Desmond throws over the top and with so much force that in LaRoche’s eyes the bounces will always be hard, true and straight, so he simply adjusts to the height of the bounce. Espinosa, who has perhaps the team’s strongest infield arm, poses only one challenge: the angle of his position. LaRoche can’t see the incoming base runner and sometimes Espinosa has to throw across his body or sidearm, which means if the ball bounces it will do so differently because of the angle and spin.

LaRoche prepares himself for throws by standing with a low base. If a throw is wide left or right, he can slide his back foot along the bag, buying perhaps another 15 inches in either direction. His glove not only prevents infielder errors, but helps pitchers. “By making that play you may have saved the pitcher 15 extra pitches and [let him] go out there in the eighth or the seventh,” he said.

There are two variations of bouncing throws: the short hop, the quick and easier bounce; and the in-between hop, the harder version which forces the first baseman to step out toward the throw and stab at it. Espinosa said LaRoche is most impressive when he nabs the in-between hops. “He picks them all the time,” Espinosa said.

With the advent and development of advanced baseball statistics, there are tangible ways to measure LaRoche’s defensive impact beyond scouting reports. LaRoche finished second in the NL last season with a .995 fielding percentage and committed seven errors, but both numbers describe little.

Last season, according to John Dewan, author of the Fielding Bible and creator of the defensive runs saved metric, LaRoche ranked among the top 10 first basemen with his ability to handle difficult throws, and saved two runs with scoops. Casey Kotchman led the majors with four runs saved with picks. But to the Nationals, the confidence instilled by LaRoche helps prevent more mistakes.

“It’s not only the ones he picks but the ones he doesn’t pick, because our minds relax,” Desmond said. “I can just throw it.
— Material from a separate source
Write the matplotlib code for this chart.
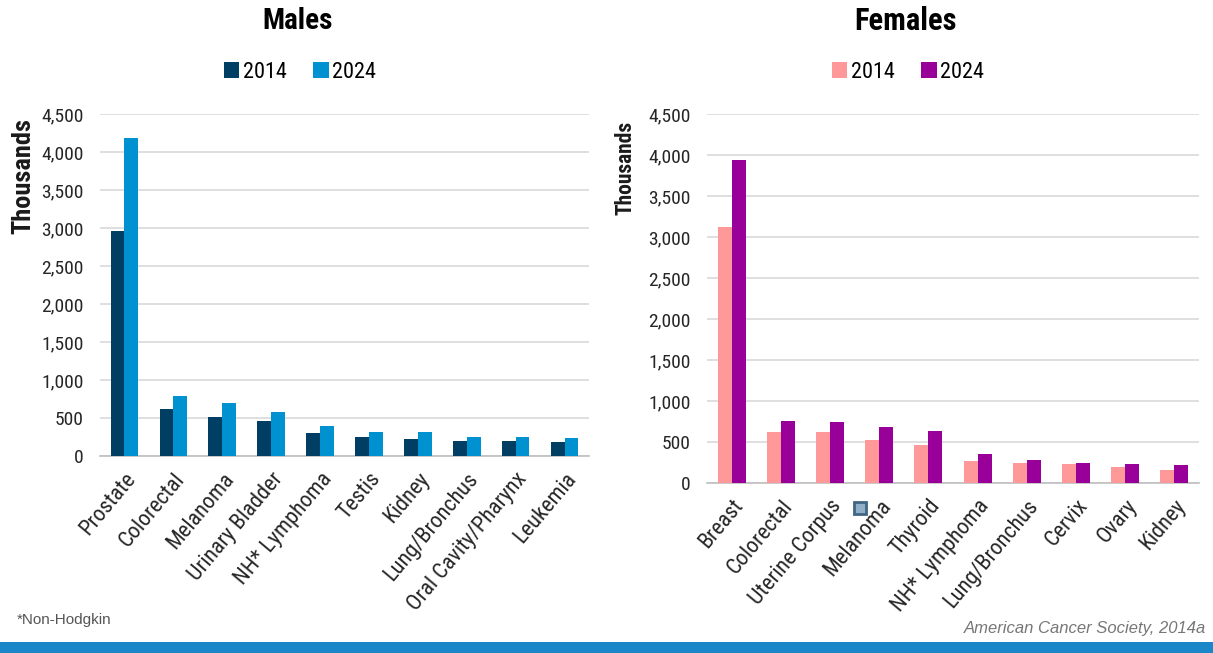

It frees you up as opposed to someone that stands over there and wants you to hit them in the chest every time.”

When LaRoche played first base for the Atlanta Braves while battling attention deficit disorder early in his career, he actually cost his teams 13 runs and 11 runs, respectively, in 2005 and 2006. The biggest improvement in LaRoche’s game, Dewan said, was his improved range. Overall, LaRoche saved eight more runs last year than the average first baseman, the fourth-best mark in the majors. “He is making a lot more plays than he was making before,” Dewan said.

When LaRoche does falter at first base, he fears he looks lazy to the outside observer. His relaxed demeanor and deliberate movements, however, are what help him in difficult situations.

“I just kinda have a different style when it comes to groundballs,” he said. “I’m not in a real squatted position. I’m more kinda upright and come in and trust my hands. It’s the way I’ve always done it and it’s worked and I’ve never had to change that. Hitting, I’ve gone through some minor tweaks and stuff but on defense, I don’t know if I’ve ever done anything different.”